Steamed Herbal Chicken

Steamed Herbal Chicken

When I lived in Singapore, my dad and uncle used to bring back delicious parcels of steamed herbal chicken from across the causeway after a day of golfing in Malaysia. The bags would reach home still warm, wrapped in foil and plastic. Inside the parcel contained the most flavoursome and lip-smackingly succulent chicken you’d ever eaten. Why does chicken from Johor Bahru taste so good? Is it because it’s kampung chicken? Are they chickens that grew up roaming freely about the villages of Malaysia?

Steamed Herbal ChickenI wanted to re-enact that beautiful dish. The herb packet (Seah’s Spices) was bought last year but the urge to use it only bubbled up recently when I was sick. With a heaty body, I had this strange desire to eat steamed chicken cold.

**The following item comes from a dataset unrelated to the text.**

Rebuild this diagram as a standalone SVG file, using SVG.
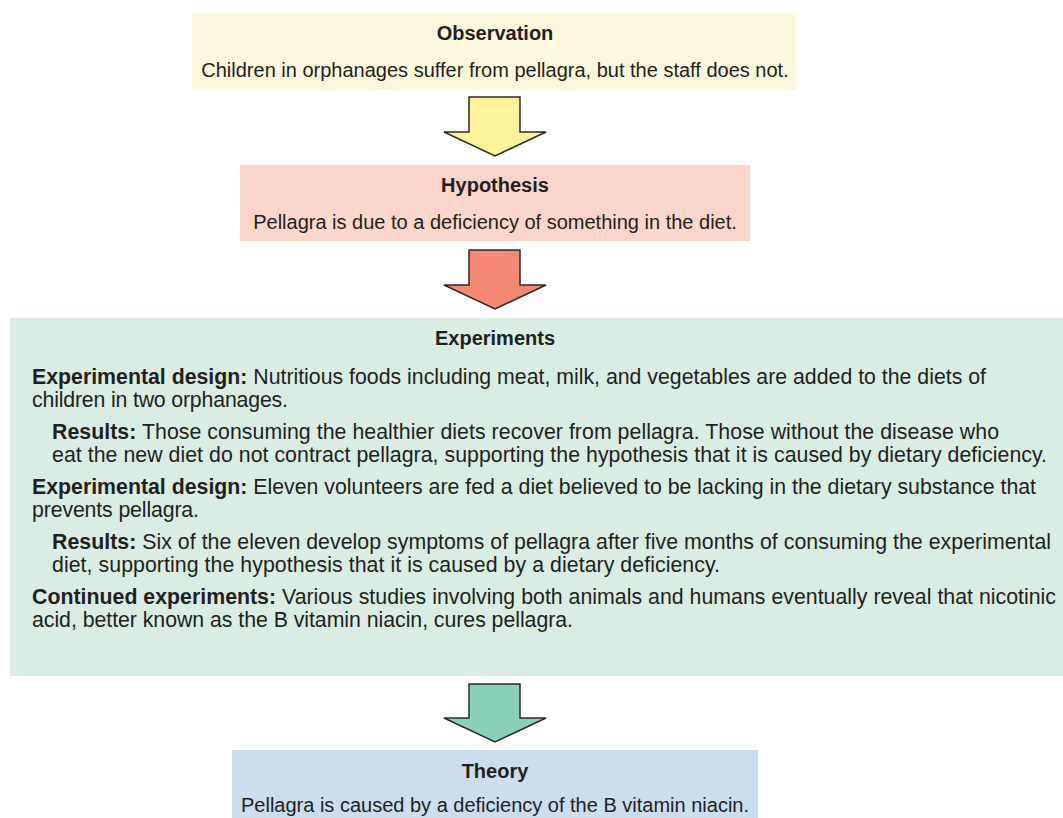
<svg xmlns="http://www.w3.org/2000/svg" width="1063" height="818" viewBox="0 0 1063 818">
<style>
text{font-family:"Liberation Sans",Arial,Helvetica,sans-serif;font-size:20px;fill:#231f20}
.t{font-weight:bold;text-anchor:middle}
.c{text-anchor:middle}
.b{font-weight:bold}
.e{font-size:21.3px}
.arr{stroke:#2b2b2b;stroke-width:1.5;stroke-linejoin:miter}
</style>
<rect width="1063" height="818" fill="#ffffff"/>
<g id="observation">
<rect x="192" y="13" width="605" height="77" fill="#fbf8dc"/>
<text class="t" x="495" y="40">Observation</text>
<text class="c" x="495" y="77">Children in orphanages suffer from pellagra, but the staff does not.</text>
</g>
<g id="hypothesis">
<rect x="240" y="165" width="510" height="76" fill="#fcd6ca"/>
<text class="t" x="495" y="192">Hypothesis</text>
<text class="c" x="495" y="229">Pellagra is due to a deficiency of something in the diet.</text>
</g>
<g id="experiments">
<rect x="10" y="318" width="1053" height="358" fill="#daede4"/>
<text class="t" x="495" y="345">Experiments</text>
<text class="e" x="32" y="384" textLength="954" lengthAdjust="spacing"><tspan class="b">Experimental design:</tspan> Nutritious foods including meat, milk, and vegetables are added to the diets of</text>
<text class="e" x="32" y="407" textLength="256" lengthAdjust="spacing">children in two orphanages.</text>
<text class="e" x="52" y="439" textLength="947" lengthAdjust="spacing"><tspan class="b">Results:</tspan> Those consuming the healthier diets recover from pellagra. Those without the disease who</text>
<text class="e" x="52" y="462" textLength="995" lengthAdjust="spacing">eat the new diet do not contract pellagra, supporting the hypothesis that it is caused by dietary deficiency.</text>
<text class="e" x="32" y="494" textLength="1004" lengthAdjust="spacing"><tspan class="b">Experimental design:</tspan> Eleven volunteers are fed a diet believed to be lacking in the dietary substance that</text>
<text class="e" x="32" y="517" textLength="167" lengthAdjust="spacing">prevents pellagra.</text>
<text class="e" x="52" y="549" textLength="999" lengthAdjust="spacing"><tspan class="b">Results:</tspan> Six of the eleven develop symptoms of pellagra after five months of consuming the experimental</text>
<text class="e" x="52" y="572" textLength="668" lengthAdjust="spacing">diet, supporting the hypothesis that it is caused by a dietary deficiency.</text>
<text class="e" x="32" y="604" textLength="1024" lengthAdjust="spacing"><tspan class="b">Continued experiments:</tspan> Various studies involving both animals and humans eventually reveal that nicotinic</text>
<text class="e" x="32" y="627" textLength="541" lengthAdjust="spacing">acid, better known as the B vitamin niacin, cures pellagra.</text>
</g>
<g id="theory">
<rect x="232" y="750" width="526" height="68" fill="#ccddee"/>
<text class="t" x="495" y="778">Theory</text>
<text class="c" x="495" y="812">Pellagra is caused by a deficiency of the B vitamin niacin.</text>
</g>
<g id="connectors">
<polygon class="arr" fill="#faf39a" points="469,97 520,97 520,132 546,132 495,156 444,132 469,132"/>
<polygon class="arr" fill="#f48872" points="469,250 520,250 520,285 546,285 495,309 444,285 469,285"/>
<polygon class="arr" fill="#8acfb7" points="469,684 520,684 520,718 546,718 495,742 444,718 469,718"/>
</g>
</svg>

On top of the rub spices, I thought some sliced shiitake mushrooms and goji berries might complement the dish during steaming. I thought of adding garlic cloves too but decided not to as the smell might be too strong.  My chook was free range. I chose the smallest one in the market and spent a good while rubbing the spice mixture into the meat. I even went under the skin where it could be lifted.

Steamed Herbal Chicken

The herb packet also included the plastic and foil. I parcelled up my chicken and steamed it for two and a half hours in a wok. The result was terrific. All the goodness of the chicken had mixed with the herbs and come out as an aromatic and delicious gravy. The spice packet was good, the dish didn’t come out overpoweringly herby. The meat was tender and much of the herb mix was infused into it. I like having this dish with a baguette, dipping the crusty bread into the gravy and attacking the chicken with my fingers, mm-mmm. My only comment was that the flavour of the chicken meat itself still wasn’t as delightful as the meat of kampung chicken.
Steamed Herbal Chicken
Kampung chicken is a different breed of chicken, almost akin to gamefowl. They are also known as Malay chicken and are found in the rural localities of Asia. This breed has a tougher meat with a greater depth of flavour. This chicken type is bred both free range and in battery farms, so don’t assume kampung chicken automatically denotes free-range. I won’t be able to find this chicken in Australia, but maybe I could try this dish again using game birds such as pheasants or guinea fowls.